Most of the kings we catch in the gulf are 10 to 15 lbs at most, but occasionally get a lot bigger.  

Many years ago, Martha hooked into one so big we had to literally get the boat up on plane to run it down because we could see the reel spool.  It's was a monster, and had taken the spool down to the metal before we could blink.  After a battle that only Hemingway could do justice to, we landed it.  

It just so turns out that the Destin Fishing Rodeo was going on at a that time, so we figured we go by the weigh in station and get an official weight, because the scale we had bottomed out.  Everybody was eating lunch, so the place was deserted, but when the photographer saw the fish he choked, and ran out of the restaurant to take her picture with the fish.  Everybody was saying, "You've won, you've won, what's your entrant number?"  
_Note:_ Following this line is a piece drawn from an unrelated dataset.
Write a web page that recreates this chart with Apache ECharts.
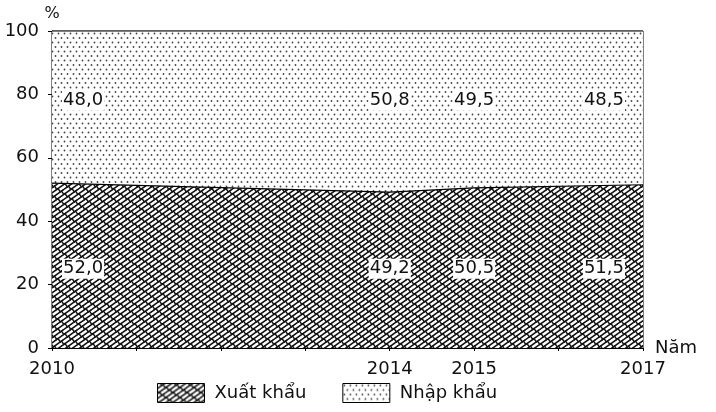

Oops, we never entered.  As it turns out we would have won $3,000 for biggest mackerel for private captain, and also $3,000 for largest mackerel for female angler.  The photographer took the picture anyway, and the tournament committee had a good laugh and hung it up on the big awards board as an example as to why its important to enter!



YellowHammerisms:

Take steps to save steps.

If it wont roll, its not a log; its still a piece of tree.  Sawmills cut logs, not pieces of trees.

Kiln drying wood: When the cookies are burned, theyre burned, and you cant fix them.  Dont burn the cookies.